Kenya Defence Forces spokesman David Obonyo was quoted by Reuters as saying that the warplanes bombed the camps in the Gedo region along the border with Somalia, in an effort to stop militants from carrying out cross-border raids into the country.
"Our aerial images show that the camps were completely destroyed."
According to media reports, the camps were used by the extremist group to store weapons and for logistical support, and also to cross into Kenya.
However, al Shabaab’s Military operations spokesman Sheikh Abdiasis Abu Musab denied claims that its camps were hit by airstrikes, and noted that the fighter jets had instead struck farmland.
On 2 April, four masked gunmen stormed the Garissa University College, located 200km from the Somali border, killing at least 148 people mostly students, and injuring 79 others.
The al-Qaeda offshoot later claimed responsibility for the massacre, which is claimed to be the second deadliest attack on the Kenyan soil after the US Embassy bombing by al-Qaeda in 1998.
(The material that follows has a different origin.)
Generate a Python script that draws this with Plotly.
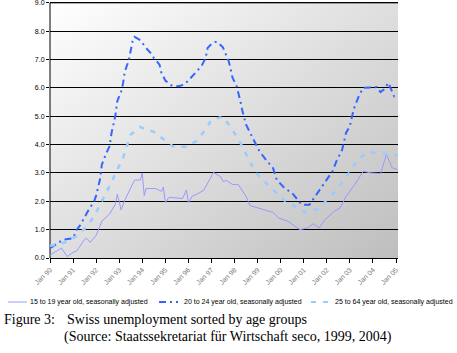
import base64
import plotly.graph_objects as go

# ---- data (month, unemployment %) ----
age_15_19_dates = ["1990-01", "1990-07", "1990-10", "1991-01", "1991-03", "1991-07", "1991-08", "1991-10",
                   "1992-01", "1992-04", "1992-08", "1992-11", "1992-12", "1993-02", "1993-04", "1993-07",
                   "1993-09", "1993-12", "1994-01", "1994-02", "1994-03", "1994-08", "1994-11", "1994-12",
                   "1995-01", "1995-03", "1995-10", "1995-12", "1996-01", "1996-03", "1996-06", "1996-09",
                   "1997-02", "1997-06", "1997-07", "1997-09", "1997-12", "1998-03", "1998-07", "1998-09",
                   "1999-01", "1999-05", "1999-09", "1999-12", "2000-02", "2000-05", "2000-09", "2000-11",
                   "2001-03", "2001-06", "2001-09", "2001-12", "2002-05", "2002-08", "2002-11", "2003-03",
                   "2003-08", "2003-12", "2004-05", "2004-08", "2004-11", "2005-02"]
age_15_19_values = [0.10, 0.35, 0.05, 0.20, 0.25, 0.65, 0.70, 0.55,
                    0.80, 1.30, 1.55, 1.90, 2.25, 1.70, 2.05, 2.50,
                    2.75, 2.75, 3.00, 2.20, 2.45, 2.45, 2.35, 2.50,
                    1.95, 2.14, 2.10, 2.40, 1.95, 2.18, 2.27, 2.39,
                    3.02, 2.85, 2.70, 2.73, 2.59, 2.59, 2.18, 1.85,
                    1.77, 1.70, 1.61, 1.41, 1.35, 1.29, 1.09, 1.00,
                    1.06, 1.21, 1.06, 1.35, 1.65, 1.77, 2.17, 2.53,
                    3.06, 3.00, 2.98, 3.65, 3.18, 3.12]

age_20_24_dates = ["1990-01", "1990-05", "1990-08", "1991-01", "1991-03", "1991-05", "1991-07", "1991-09",
                   "1991-12", "1992-01", "1992-03", "1992-04", "1992-06", "1992-08", "1992-09", "1992-10",
                   "1992-11", "1992-12", "1993-02", "1993-03", "1993-04", "1993-06", "1993-07", "1993-08",
                   "1993-09", "1993-12", "1994-03", "1994-06", "1994-07", "1994-10", "1994-11", "1995-01",
                   "1995-04", "1995-08", "1995-11", "1996-02", "1996-05", "1996-08", "1996-10", "1996-11",
                   "1997-01", "1997-03", "1997-04", "1997-07", "1997-09", "1997-10", "1997-11", "1997-12",
                   "1998-02", "1998-03", "1998-04", "1998-05", "1998-06", "1998-07", "1998-09", "1998-11",
                   "1999-01", "1999-02", "1999-06", "1999-09", "1999-11", "2000-03", "2000-07", "2000-10",
                   "2000-12", "2001-04", "2001-06", "2001-10", "2002-01", "2002-04", "2002-06", "2002-09",
                   "2002-11", "2003-01", "2003-02", "2003-03", "2003-05", "2003-06", "2003-08", "2003-12",
                   "2004-03", "2004-05", "2004-07", "2004-09", "2004-11", "2004-12", "2005-02"]
age_20_24_values = [0.35, 0.53, 0.65, 0.70, 1.00, 1.18, 1.43, 1.68,
                    2.00, 2.20, 2.76, 3.29, 3.65, 3.94, 4.41, 4.74,
                    5.02, 5.53, 5.88, 6.14, 6.59, 6.97, 7.27, 7.65,
                    7.80, 7.68, 7.41, 7.18, 7.06, 6.82, 6.53, 6.26,
                    6.09, 6.06, 6.12, 6.33, 6.55, 6.79, 7.06, 7.41,
                    7.55, 7.62, 7.62, 7.43, 7.12, 6.94, 6.65, 6.35,
                    6.08, 5.85, 5.55, 5.23, 4.94, 4.71, 4.43, 4.15,
                    3.88, 3.76, 3.41, 3.18, 2.76, 2.47, 2.29, 2.06,
                    1.88, 1.88, 2.08, 2.47, 2.76, 3.06, 3.41, 3.82,
                    4.41, 4.65, 4.96, 5.23, 5.59, 5.76, 6.00, 6.03,
                    6.03, 5.85, 5.96, 6.18, 5.82, 5.70, 5.68]

age_25_64_dates = ["1990-01", "1990-09", "1991-02", "1991-08", "1991-12", "1992-03", "1992-06", "1992-09",
                   "1992-12", "1993-03", "1993-05", "1993-07", "1993-12", "1994-01", "1994-07", "1994-12",
                   "1995-05", "1995-12", "1996-05", "1996-10", "1997-01", "1997-07", "1997-11", "1998-03",
                   "1998-06", "1998-09", "1998-12", "1999-05", "1999-10", "2000-03", "2000-09", "2001-02",
                   "2001-09", "2002-01", "2002-06", "2002-10", "2003-02", "2003-05", "2003-11", "2004-05",
                   "2004-12", "2005-02"]
age_25_64_values = [0.43, 0.55, 0.74, 1.09, 1.47, 1.85, 2.27, 2.68,
                    3.09, 3.53, 3.94, 4.35, 4.62, 4.59, 4.45, 4.20,
                    3.94, 3.92, 4.12, 4.53, 4.88, 4.98, 4.61, 4.20,
                    3.80, 3.38, 3.02, 2.67, 2.35, 2.03, 1.80, 1.61,
                    1.73, 2.06, 2.38, 2.74, 3.14, 3.49, 3.74, 3.68,
                    3.62, 3.62]

series_names = ["15 to 19 year old, seasonally adjusted",
                "20 to 24 year old, seasonally adjusted",
                "25 to 64 year old, seasonally adjusted"]
caption_label = "Figure 3:"
caption_title = "Swiss unemployment sorted by age groups"
caption_source = "(Source: Staatssekretariat für Wirtschaft seco, 1999, 2004)"
y_top = 9

# ---- styles ----
W, H = 457, 353
ML, MR, MT, MB = 50, 59, 0, 95
PW, PH = W - ML - MR, H - MT - MB
colors = ["#9999FF", "#3366FF", "#99CCFF"]
dashes = ["solid", "7px,4px,2px,4px", "5px,7px"]
widths = [1, 2, 2.5]


def px_x(p):
    return (p - ML) / PW


def px_y(p):
    return (H - MB - p) / PH


fig = go.Figure()
for d, v, name, c, dsh, w in zip(
        [age_15_19_dates, age_20_24_dates, age_25_64_dates],
        [age_15_19_values, age_20_24_values, age_25_64_values],
        series_names, colors, dashes, widths):
    fig.add_trace(go.Scatter(x=d, y=v, name=name, mode="lines",
                             line=dict(color=c, dash=dsh, width=w),
                             showlegend=False))

# gradient background of the plot area (from the top gridline down)
svg = ('<svg xmlns="http://www.w3.org/2000/svg" width="100" height="100" preserveAspectRatio="none">'
       '<defs><linearGradient id="g" x1="0" y1="0" x2="1" y2="1">'
       '<stop offset="0" stop-color="#FFFFFF"/><stop offset="1" stop-color="#BEBEBE"/>'
       '</linearGradient></defs><rect width="100" height="100" fill="url(#g)"/></svg>')
src = "data:image/svg+xml;base64," + base64.b64encode(svg.encode()).decode()
fig.add_layout_image(dict(source=src, xref="paper", yref="y", x=0, y=y_top,
                          sizex=1, sizey=y_top, sizing="stretch", layer="below",
                          xanchor="left", yanchor="top"))

# top gridline and left axis line (stop at the top gridline)
fig.add_shape(type="line", xref="paper", yref="y", x0=0, x1=1, y0=y_top, y1=y_top,
              line=dict(color="#000000", width=1), layer="between")
fig.add_shape(type="line", xref="paper", yref="y", x0=0, x1=0, y0=0, y1=y_top,
              line=dict(color="#000000", width=1), layer="between")

# manual legend
leg_y = px_y(302)
leg_items = [(8, 27, 28), (159, 178, 182), (311, 330, 333)]
for (x0, x1, xt), name, c, dsh, w in zip(leg_items, series_names, colors, dashes, widths):
    fig.add_shape(type="line", xref="paper", yref="paper",
                  x0=px_x(x0), x1=px_x(x1), y0=leg_y, y1=leg_y,
                  line=dict(color=c, dash=dsh, width=min(w, 2)))
    fig.add_annotation(text=name, xref="paper", yref="paper", x=px_x(xt), y=leg_y,
                       xanchor="left", yanchor="middle", showarrow=False,
                       font=dict(family="Liberation Sans, Arial", size=7, color="#000000"))

serif = dict(family="Liberation Serif, Times New Roman", size=14, color="#000000")
fig.add_annotation(text=caption_label, xref="paper", yref="paper", x=px_x(2), y=px_y(319),
                   xanchor="left", yanchor="middle", showarrow=False, font=serif)
fig.add_annotation(text=caption_title, xref="paper", yref="paper", x=px_x(65), y=px_y(319),
                   xanchor="left", yanchor="middle", showarrow=False, font=serif)
fig.add_annotation(text=caption_source, xref="paper", yref="paper", x=px_x(62), y=px_y(337),
                   xanchor="left", yanchor="middle", showarrow=False, font=serif)

fig.update_layout(
    width=W, height=H, margin=dict(l=ML, r=MR, t=MT, b=MB),
    paper_bgcolor="#FFFFFF", plot_bgcolor="rgba(0,0,0,0)",
    font=dict(family="Liberation Sans, Arial", size=7, color="#000000"),
)
fig.update_xaxes(type="date", range=["1990-01-01", "2005-02-01"],
                 tick0="1990-01-01", dtick="M12", tickformat="%b %y",
                 tickangle=-45, tickfont=dict(size=7, color="#777777"),
                 showgrid=False, showline=True, linecolor="#000000", linewidth=1,
                 ticks="outside", ticklen=4, tickcolor="#000000", zeroline=False)
fig.update_yaxes(range=[0, 9.1], dtick=1, tickformat=".1f",
                 tickfont=dict(size=7, color="#000000"), ticklabeloverflow="allow",
                 showgrid=True, gridcolor="#000000", gridwidth=1,
                 showline=False,
                 ticks="outside", ticklen=3, tickcolor="#000000", zeroline=False)

fig.write_html("out.html")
Kenyan President Uhuru Kenyatta had pledged to retaliate for the killings in the ‘severest way.’
Over the last two years, al Shabaab has killed more than 400 people in Kenya, citing it as a revenge for the country’s participation in an UN-backed African Union troop mission to counter it in neighbouring Somalia.
The latest attack triggered calls for the withdrawal of Kenyan troops from Somalia.
Kenyan Opposition leader Raila Odinga told Kenya’s Standard newspaper that the government should start exploring options about pulling out from Somalia.
However, Kenya’s State House spokesman Manoah Esipisu said: "When we were attacked (by al-Qaeda) in 1998, we were not in Somalia.
"So the idea that pulling out of Somalia will diminish our vulnerability to attacks is complete nonsense."